Dollar Steady at 13-Month Highs Amid Inflation and Oil Jitters

John NadaBy John Nada·Jul 14, 2026·2 min read
Dollar Steady at 13-Month Highs Amid Inflation and Oil Jitters

Dollar clings to 13-month highs as U.S. inflation and Gulf tensions drive oil prices up, fueling rate hike speculations and Treasury yield spikes.

"Core inflation, combined with rising oil prices, is supportive for the dollar and then there's Warsh," said City Index market strategist Fiona Cincotta. The dollar is sitting near 13-month highs as markets brace for U.S. inflation data and potential upheavals in monetary policy.
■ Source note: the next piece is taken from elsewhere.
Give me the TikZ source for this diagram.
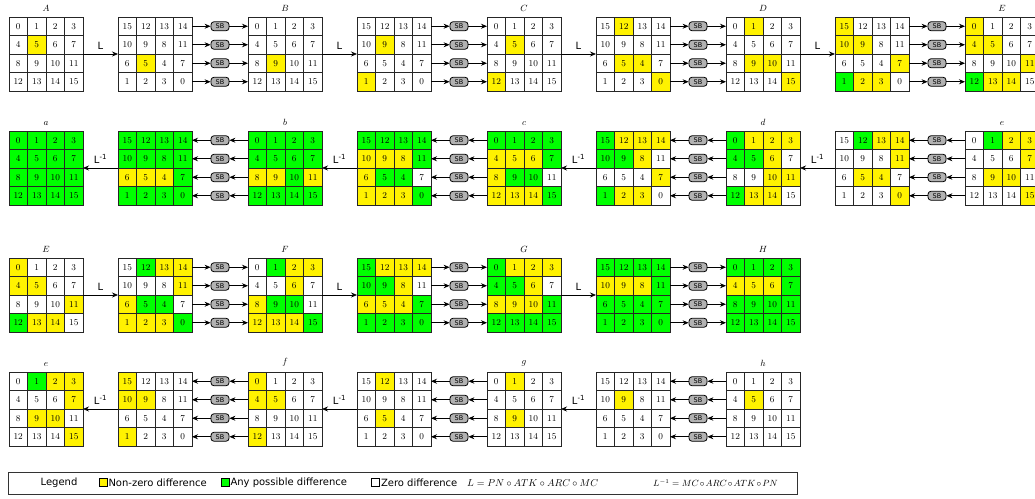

The stakes are high, with the Federal Reserve's new chair, Kevin Warsh, preparing for his first semiannual testimony to Congress.

U.S. and Iranian forces have been trading attacks in the Gulf, causing maritime traffic through the Strait of Hormuz to falter. The ripple effect? Oil prices are nudging towards $90 a barrel, according to Yahoo Finance. This tension has markets on edge, with a growing belief that global interest rates might start climbing sooner than anticipated.
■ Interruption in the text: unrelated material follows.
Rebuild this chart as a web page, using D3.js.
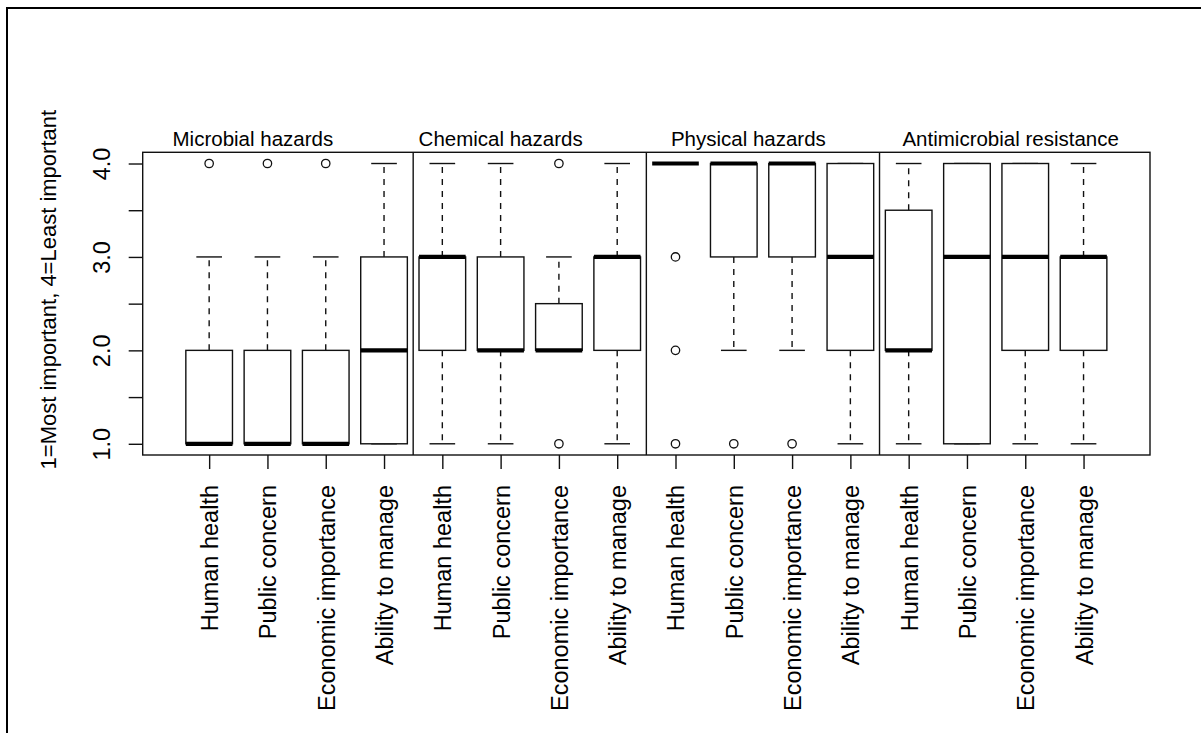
<!DOCTYPE html>
<html>
<head>
<meta charset="utf-8">
<script src="https://cdn.jsdelivr.net/npm/d3@7"></script>
<style>
  html, body { margin: 0; padding: 0; background: #fff; }
  svg { display: block; font-family: "Liberation Sans", Arial, sans-serif; }
</style>
</head>
<body>
<svg id="chart" width="1201" height="733"></svg>
<script>
// Hazard groups and the four ranking criteria scored within each group
const groups = ["Microbial hazards", "Chemical hazards", "Physical hazards", "Antimicrobial resistance"];
const criteria = ["Human health", "Public concern", "Economic importance", "Ability to manage"];

// Box statistics, one entry per box (groups in order, criteria within each group)
const lowerWhisker  = [1, 1, 1, 1,   1, 1, 2,   1,   4, 2, 2, 1,   1,   1, 1, 1];
const lowerQuartile = [1, 1, 1, 1,   2, 2, 2,   2,   4, 3, 3, 2,   2,   1, 2, 2];
const medians       = [1, 1, 1, 2,   3, 2, 2,   3,   4, 4, 4, 3,   2,   3, 3, 3];
const upperQuartile = [2, 2, 2, 3,   3, 3, 2.5, 3,   4, 4, 4, 4,   3.5, 4, 4, 3];
const upperWhisker  = [3, 3, 3, 4,   4, 4, 3,   4,   4, 4, 4, 4,   4,   4, 4, 4];
const outliers      = [[4], [4], [4], [],  [], [], [4, 1], [],  [3, 2, 1], [1], [1], [],  [], [], [], []];

// Y axis ticks; only whole ranks carry a label
const yTicks = [1, 1.5, 2, 2.5, 3, 3.5, 4];
const yLabelled = [1, 2, 3, 4];
const yTitle = "1=Most important, 4=Least important";

const boxes = groups.flatMap((g, gi) => criteria.map((c, ci) => {
  const i = gi * criteria.length + ci;
  return {
    pos: i + 1, group: g, label: c,
    lo: lowerWhisker[i], q1: lowerQuartile[i], med: medians[i],
    q3: upperQuartile[i], hi: upperWhisker[i], out: outliers[i]
  };
}));
const n = boxes.length;

const svg = d3.select("#chart");
const W = 1201, H = 733;
const plot = { left: 142.7, right: 1150, top: 152.3, bottom: 455 };

// Axis ranges padded 4% like a base-graphics box plot
const xPad = 0.04 * n, yPad = 0.04 * 3;
const x = d3.scaleLinear().domain([0.5 - xPad, n + 0.5 + xPad]).range([plot.left, plot.right]);
const y = d3.scaleLinear().domain([1 - yPad, 4 + yPad]).range([plot.bottom, plot.top]);

const unit = x(1) - x(0);
const boxW = 0.8 * unit;
const capW = 0.44 * unit;
const ink = "#111";

svg.append("rect").attr("width", W).attr("height", H).attr("fill", "#fff");

// Outer figure frame (top and left edges inside the view)
svg.append("path")
  .attr("d", `M7,${H + 5} L7,8 L${W + 5},8`)
  .attr("fill", "none").attr("stroke", "#000").attr("stroke-width", 2);

// Group separators
const sepPositions = d3.range(1, groups.length).map(k => k * criteria.length + 0.5);
svg.append("g").selectAll("line").data(sepPositions).join("line")
  .attr("x1", d => x(d)).attr("x2", d => x(d))
  .attr("y1", plot.top).attr("y2", plot.bottom)
  .attr("stroke", ink).attr("stroke-width", 1.4);

// Boxes
const bg = svg.append("g").selectAll("g").data(boxes).join("g");

// whiskers (dashed)
bg.append("line")
  .attr("x1", d => x(d.pos)).attr("x2", d => x(d.pos))
  .attr("y1", d => y(d.q3)).attr("y2", d => y(d.hi))
  .attr("stroke", ink).attr("stroke-width", 1.4).attr("stroke-dasharray", "6,6");
bg.append("line")
  .attr("x1", d => x(d.pos)).attr("x2", d => x(d.pos))
  .attr("y1", d => y(d.q1)).attr("y2", d => y(d.lo))
  .attr("stroke", ink).attr("stroke-width", 1.4).attr("stroke-dasharray", "6,6");

// staples
["hi", "lo"].forEach(k => {
  bg.append("line")
    .attr("x1", d => x(d.pos) - capW / 2).attr("x2", d => x(d.pos) + capW / 2)
    .attr("y1", d => y(d[k])).attr("y2", d => y(d[k]))
    .attr("stroke", ink).attr("stroke-width", 1.4);
});

// box body
bg.append("rect")
  .attr("x", d => x(d.pos) - boxW / 2).attr("width", boxW)
  .attr("y", d => y(d.q3)).attr("height", d => y(d.q1) - y(d.q3))
  .attr("fill", "#fff").attr("stroke", ink).attr("stroke-width", 1.4);

// median
bg.append("line")
  .attr("x1", d => x(d.pos) - boxW / 2).attr("x2", d => x(d.pos) + boxW / 2)
  .attr("y1", d => y(d.med)).attr("y2", d => y(d.med))
  .attr("stroke", "#000").attr("stroke-width", 4.2);

// outliers
bg.selectAll("circle").data(d => d.out.map(v => ({ pos: d.pos, v }))).join("circle")
  .attr("cx", d => x(d.pos)).attr("cy", d => y(d.v)).attr("r", 4.2)
  .attr("fill", "none").attr("stroke", ink).attr("stroke-width", 1.3);

// Plot border
svg.append("rect")
  .attr("x", plot.left).attr("y", plot.top)
  .attr("width", plot.right - plot.left).attr("height", plot.bottom - plot.top)
  .attr("fill", "none").attr("stroke", ink).attr("stroke-width", 1.4);

// Y axis
const yAxis = svg.append("g")
  .attr("transform", `translate(${plot.left},0)`)
  .call(d3.axisLeft(y).tickValues(yTicks).tickSize(14).tickSizeOuter(0)
    .tickFormat(d => yLabelled.includes(d) ? d3.format(".1f")(d) : ""));
yAxis.select(".domain").remove();
yAxis.selectAll(".tick line").attr("stroke", ink).attr("stroke-width", 1.4);
yAxis.selectAll(".tick text")
  .attr("x", null).attr("dy", null)
  .attr("transform", "translate(-40.7,0) rotate(-90)")
  .attr("text-anchor", "middle").attr("dy", "0.36em")
  .attr("font-size", 23.5).attr("font-family", "Liberation Sans, Arial, sans-serif")
  .attr("fill", "#000");

// X axis
const xAxis = svg.append("g")
  .attr("transform", `translate(0,${plot.bottom})`)
  .call(d3.axisBottom(x).tickValues(boxes.map(d => d.pos)).tickSize(14).tickSizeOuter(0)
    .tickFormat((d, i) => boxes[i].label));
xAxis.select(".domain").remove();
xAxis.selectAll(".tick line").attr("stroke", ink).attr("stroke-width", 1.4);
xAxis.selectAll(".tick text")
  .attr("y", null).attr("dy", null)
  .attr("transform", "translate(0,30) rotate(-90)")
  .attr("text-anchor", "end").attr("dy", "0.36em")
  .attr("font-size", 23.5).attr("font-family", "Liberation Sans, Arial, sans-serif")
  .attr("fill", "#000");

// Y axis title
svg.append("text")
  .attr("transform", `translate(48,${(plot.top + plot.bottom) / 2 - 14}) rotate(-90)`)
  .attr("text-anchor", "middle").attr("dy", "0.36em")
  .attr("font-size", 22).attr("fill", "#000")
  .text(yTitle);

// Group titles above the plot
const titleAt = [1.75, 6, 10.25, 14.75];
svg.append("g").selectAll("text").data(groups).join("text")
  .attr("x", (d, i) => x(titleAt[i])).attr("y", 146)
  .attr("text-anchor", "middle").attr("font-size", 20.5).attr("fill", "#000")
  .text(d => d);
</script>
</body>
</html>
The situation is precarious. Investors are zeroed in on how these geopolitical tensions might affect oil flows and, consequently, inflation. Warsh, who has been tight-lipped about future policy directions, recently remarked that those hoping for a dovish turn on inflation policy may be sorely disappointed.

Markets are currently pricing a 20% chance of the Fed hiking rates this month, which has already pushed U.S. Treasury yields to a striking 4.6%, the highest seen since May. This move offers a sturdy undercurrent for the dollar.

Meanwhile, Federal Reserve Governor Christopher Waller has hinted at the possibility of near-term rate increases if inflation data remains robust. Economists polled by Reuters expect headline inflation in the U.S. to be around 3.8% for June, with core inflation—excluding food and energy—at 2.8%.

Currency markets are roiling with anticipation. The euro is up marginally, trading at $1.1396, while sterling has edged higher to $1.338. Overnight currency volatility is notable, with the euro's implied volatility briefly topping 10%.

The Japanese yen is feeling the pressure, sitting at 162.24 per dollar, barely above its 40-year lows. There have been whispers about possible intervention by Tokyo, especially after Finance Minister Satsuki Katayama suggested adjustments to state pension fund asset allocations should the economic landscape shift dramatically.